● **RECORDED INFORMATION**

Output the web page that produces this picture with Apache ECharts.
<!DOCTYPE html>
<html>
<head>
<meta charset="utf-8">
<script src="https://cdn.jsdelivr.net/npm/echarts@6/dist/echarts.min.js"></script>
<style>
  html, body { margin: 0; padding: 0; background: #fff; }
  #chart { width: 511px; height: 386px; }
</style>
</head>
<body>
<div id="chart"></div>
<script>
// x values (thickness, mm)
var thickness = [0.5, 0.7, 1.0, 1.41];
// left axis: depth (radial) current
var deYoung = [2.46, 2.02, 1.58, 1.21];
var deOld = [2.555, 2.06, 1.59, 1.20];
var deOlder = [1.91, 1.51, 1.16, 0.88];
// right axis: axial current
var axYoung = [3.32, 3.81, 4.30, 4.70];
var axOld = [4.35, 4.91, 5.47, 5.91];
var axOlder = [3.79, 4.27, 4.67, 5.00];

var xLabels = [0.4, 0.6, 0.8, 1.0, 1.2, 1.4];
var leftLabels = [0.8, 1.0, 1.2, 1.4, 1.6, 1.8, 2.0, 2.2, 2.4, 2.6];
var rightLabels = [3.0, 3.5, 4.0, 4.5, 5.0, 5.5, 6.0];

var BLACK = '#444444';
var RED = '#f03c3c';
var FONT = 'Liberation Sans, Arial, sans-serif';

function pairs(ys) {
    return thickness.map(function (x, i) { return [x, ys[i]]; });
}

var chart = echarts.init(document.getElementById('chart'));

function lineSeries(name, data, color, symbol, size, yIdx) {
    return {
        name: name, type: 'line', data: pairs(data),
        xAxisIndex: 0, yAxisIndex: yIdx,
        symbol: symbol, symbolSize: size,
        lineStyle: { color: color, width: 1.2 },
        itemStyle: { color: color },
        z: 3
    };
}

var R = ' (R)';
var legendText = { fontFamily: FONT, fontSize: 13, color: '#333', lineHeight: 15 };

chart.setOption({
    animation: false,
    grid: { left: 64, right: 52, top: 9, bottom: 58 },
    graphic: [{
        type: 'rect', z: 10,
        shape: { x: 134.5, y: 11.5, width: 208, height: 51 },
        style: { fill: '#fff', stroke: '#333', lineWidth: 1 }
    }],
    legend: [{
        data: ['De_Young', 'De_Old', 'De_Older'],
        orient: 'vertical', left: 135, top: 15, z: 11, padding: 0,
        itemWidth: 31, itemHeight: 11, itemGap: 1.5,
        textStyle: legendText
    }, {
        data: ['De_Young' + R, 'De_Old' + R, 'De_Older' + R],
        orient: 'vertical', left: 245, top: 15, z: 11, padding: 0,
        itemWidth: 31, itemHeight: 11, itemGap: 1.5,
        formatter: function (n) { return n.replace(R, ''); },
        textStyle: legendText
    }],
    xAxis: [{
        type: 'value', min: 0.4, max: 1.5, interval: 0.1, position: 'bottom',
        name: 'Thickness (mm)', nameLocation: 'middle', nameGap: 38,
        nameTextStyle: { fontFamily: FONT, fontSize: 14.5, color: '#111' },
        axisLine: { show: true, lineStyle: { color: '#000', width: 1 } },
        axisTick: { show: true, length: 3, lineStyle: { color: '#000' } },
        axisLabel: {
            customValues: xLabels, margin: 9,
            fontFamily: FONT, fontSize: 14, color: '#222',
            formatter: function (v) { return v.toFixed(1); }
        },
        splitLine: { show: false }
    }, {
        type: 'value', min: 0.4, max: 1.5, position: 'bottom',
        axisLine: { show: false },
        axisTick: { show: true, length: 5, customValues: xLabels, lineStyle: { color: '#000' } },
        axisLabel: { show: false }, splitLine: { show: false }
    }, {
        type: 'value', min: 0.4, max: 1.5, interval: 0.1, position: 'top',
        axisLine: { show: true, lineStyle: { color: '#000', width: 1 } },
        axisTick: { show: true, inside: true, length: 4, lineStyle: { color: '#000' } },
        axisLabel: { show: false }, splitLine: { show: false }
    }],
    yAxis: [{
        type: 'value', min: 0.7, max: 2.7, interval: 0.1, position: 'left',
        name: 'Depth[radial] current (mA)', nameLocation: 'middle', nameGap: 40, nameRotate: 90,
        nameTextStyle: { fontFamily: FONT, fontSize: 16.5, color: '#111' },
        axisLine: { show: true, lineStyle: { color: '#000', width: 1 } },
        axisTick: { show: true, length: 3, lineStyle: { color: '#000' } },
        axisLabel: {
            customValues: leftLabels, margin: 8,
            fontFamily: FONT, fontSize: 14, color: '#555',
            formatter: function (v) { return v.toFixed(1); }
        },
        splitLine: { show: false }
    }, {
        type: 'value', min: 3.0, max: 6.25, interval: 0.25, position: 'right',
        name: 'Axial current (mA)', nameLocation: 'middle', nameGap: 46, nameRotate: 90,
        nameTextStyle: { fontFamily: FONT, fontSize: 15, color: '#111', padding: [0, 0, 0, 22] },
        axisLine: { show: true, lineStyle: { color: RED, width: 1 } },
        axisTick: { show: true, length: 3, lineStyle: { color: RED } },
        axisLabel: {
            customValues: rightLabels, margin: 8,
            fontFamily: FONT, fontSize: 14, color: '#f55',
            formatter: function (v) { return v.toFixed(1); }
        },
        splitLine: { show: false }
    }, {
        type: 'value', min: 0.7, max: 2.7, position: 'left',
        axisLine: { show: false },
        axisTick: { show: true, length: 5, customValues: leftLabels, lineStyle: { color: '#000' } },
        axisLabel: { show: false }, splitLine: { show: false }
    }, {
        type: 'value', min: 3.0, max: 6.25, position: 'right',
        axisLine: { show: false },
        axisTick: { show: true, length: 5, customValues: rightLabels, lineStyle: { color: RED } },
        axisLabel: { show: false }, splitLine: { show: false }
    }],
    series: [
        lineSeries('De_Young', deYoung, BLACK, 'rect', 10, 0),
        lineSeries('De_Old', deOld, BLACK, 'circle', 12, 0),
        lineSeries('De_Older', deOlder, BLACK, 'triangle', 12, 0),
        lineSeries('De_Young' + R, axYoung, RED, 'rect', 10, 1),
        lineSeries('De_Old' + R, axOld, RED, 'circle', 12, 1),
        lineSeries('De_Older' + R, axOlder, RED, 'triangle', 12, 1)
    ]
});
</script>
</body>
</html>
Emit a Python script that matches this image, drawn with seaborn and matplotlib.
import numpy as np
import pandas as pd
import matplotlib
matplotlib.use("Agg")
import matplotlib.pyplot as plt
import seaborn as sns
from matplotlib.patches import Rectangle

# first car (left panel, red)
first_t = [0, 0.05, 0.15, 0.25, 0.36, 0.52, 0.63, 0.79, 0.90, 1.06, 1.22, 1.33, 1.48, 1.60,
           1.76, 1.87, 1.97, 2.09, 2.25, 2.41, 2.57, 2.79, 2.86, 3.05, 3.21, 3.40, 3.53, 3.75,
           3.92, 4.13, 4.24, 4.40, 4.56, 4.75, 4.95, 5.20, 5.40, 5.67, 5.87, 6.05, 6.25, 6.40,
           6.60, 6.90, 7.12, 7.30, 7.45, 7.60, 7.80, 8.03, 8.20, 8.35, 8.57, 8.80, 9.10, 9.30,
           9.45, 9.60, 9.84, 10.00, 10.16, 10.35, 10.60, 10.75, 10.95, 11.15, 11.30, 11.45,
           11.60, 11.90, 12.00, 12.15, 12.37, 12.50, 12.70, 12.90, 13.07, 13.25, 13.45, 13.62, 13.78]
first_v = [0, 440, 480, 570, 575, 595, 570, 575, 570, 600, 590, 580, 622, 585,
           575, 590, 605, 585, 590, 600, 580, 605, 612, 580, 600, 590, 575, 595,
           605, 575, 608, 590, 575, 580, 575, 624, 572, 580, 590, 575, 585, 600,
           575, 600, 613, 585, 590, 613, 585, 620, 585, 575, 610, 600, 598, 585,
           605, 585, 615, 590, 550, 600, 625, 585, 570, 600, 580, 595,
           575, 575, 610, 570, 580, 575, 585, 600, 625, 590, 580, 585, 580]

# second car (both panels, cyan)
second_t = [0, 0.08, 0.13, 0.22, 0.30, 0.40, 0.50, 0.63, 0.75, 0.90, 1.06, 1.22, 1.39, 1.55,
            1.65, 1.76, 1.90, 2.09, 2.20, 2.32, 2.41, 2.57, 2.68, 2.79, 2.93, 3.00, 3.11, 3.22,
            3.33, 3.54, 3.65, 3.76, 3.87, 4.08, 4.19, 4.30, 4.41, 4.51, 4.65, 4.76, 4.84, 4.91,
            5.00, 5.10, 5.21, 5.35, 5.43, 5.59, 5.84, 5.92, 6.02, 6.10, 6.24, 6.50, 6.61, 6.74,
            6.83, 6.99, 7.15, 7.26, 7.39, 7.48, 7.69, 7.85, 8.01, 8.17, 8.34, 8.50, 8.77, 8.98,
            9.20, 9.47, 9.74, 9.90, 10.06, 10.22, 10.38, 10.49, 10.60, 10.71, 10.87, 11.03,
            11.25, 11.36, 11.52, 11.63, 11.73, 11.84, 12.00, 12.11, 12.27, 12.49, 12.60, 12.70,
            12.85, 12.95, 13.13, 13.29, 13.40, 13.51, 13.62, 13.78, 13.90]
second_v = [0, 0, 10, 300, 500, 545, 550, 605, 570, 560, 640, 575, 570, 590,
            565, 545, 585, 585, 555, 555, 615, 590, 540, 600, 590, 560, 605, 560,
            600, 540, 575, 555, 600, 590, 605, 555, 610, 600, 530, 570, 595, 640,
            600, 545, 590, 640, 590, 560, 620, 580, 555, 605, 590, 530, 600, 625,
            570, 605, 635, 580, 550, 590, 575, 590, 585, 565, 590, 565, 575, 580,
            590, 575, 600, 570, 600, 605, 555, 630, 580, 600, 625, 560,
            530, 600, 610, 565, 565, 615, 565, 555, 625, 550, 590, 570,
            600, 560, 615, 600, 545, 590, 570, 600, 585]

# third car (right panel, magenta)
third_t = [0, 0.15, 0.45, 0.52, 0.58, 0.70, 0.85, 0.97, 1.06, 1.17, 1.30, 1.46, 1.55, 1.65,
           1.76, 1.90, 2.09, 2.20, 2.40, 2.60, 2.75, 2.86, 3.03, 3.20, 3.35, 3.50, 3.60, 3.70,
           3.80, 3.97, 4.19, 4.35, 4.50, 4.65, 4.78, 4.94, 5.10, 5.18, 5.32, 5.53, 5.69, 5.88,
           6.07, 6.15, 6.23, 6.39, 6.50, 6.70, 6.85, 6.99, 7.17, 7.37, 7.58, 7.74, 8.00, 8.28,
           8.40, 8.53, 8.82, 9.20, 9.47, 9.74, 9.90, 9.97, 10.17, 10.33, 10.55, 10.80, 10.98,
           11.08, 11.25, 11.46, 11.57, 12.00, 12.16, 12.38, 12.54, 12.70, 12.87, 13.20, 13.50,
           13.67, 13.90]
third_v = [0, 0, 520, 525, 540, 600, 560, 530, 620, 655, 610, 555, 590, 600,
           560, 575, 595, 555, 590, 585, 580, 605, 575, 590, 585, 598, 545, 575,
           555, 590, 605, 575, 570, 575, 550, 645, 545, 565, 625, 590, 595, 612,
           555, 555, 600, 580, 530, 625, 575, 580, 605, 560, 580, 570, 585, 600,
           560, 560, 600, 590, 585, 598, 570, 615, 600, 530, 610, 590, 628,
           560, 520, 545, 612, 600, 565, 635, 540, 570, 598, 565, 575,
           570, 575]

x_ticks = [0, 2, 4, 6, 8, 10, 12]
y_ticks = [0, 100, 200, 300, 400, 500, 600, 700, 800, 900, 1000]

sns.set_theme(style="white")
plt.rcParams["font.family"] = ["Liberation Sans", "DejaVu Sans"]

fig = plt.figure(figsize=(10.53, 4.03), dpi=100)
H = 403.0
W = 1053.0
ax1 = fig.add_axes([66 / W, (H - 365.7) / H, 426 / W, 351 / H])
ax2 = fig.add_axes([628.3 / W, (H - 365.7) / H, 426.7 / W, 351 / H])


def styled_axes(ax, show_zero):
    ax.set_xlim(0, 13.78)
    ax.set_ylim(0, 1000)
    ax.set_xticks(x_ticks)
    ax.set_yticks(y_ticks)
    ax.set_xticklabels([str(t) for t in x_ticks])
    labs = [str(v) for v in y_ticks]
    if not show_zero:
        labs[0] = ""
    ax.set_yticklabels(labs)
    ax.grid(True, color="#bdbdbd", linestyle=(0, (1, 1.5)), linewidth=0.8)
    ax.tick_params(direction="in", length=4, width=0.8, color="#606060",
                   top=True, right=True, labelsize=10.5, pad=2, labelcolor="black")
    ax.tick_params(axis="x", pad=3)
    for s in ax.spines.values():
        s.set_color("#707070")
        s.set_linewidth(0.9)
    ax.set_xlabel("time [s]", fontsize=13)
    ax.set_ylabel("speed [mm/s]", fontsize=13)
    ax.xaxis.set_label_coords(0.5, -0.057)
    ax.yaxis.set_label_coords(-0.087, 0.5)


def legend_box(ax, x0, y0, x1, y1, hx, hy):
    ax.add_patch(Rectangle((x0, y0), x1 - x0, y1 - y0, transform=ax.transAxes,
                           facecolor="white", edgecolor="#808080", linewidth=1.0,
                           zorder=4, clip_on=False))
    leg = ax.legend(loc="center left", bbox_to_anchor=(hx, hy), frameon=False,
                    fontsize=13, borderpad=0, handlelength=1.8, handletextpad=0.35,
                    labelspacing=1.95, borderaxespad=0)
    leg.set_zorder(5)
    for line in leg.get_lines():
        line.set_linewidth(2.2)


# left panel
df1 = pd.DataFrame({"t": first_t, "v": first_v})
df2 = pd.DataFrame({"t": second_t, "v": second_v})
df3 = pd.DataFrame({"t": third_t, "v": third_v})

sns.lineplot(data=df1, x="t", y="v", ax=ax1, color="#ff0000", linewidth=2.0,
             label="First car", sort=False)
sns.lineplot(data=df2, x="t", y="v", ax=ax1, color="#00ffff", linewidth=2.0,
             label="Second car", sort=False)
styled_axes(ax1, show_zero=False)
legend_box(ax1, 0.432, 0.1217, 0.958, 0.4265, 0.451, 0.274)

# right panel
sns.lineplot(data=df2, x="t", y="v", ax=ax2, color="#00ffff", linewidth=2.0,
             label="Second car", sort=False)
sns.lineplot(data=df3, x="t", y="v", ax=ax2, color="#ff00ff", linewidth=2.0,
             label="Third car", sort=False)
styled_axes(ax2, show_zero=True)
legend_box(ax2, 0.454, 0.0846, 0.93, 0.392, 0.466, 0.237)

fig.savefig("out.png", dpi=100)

● **TASK INSTRUCTIONS**
State the number of lines in these entries that include the string "matplotlib". Provide nothing beyond that number.

● **OUTPUT OF THE TASK**
5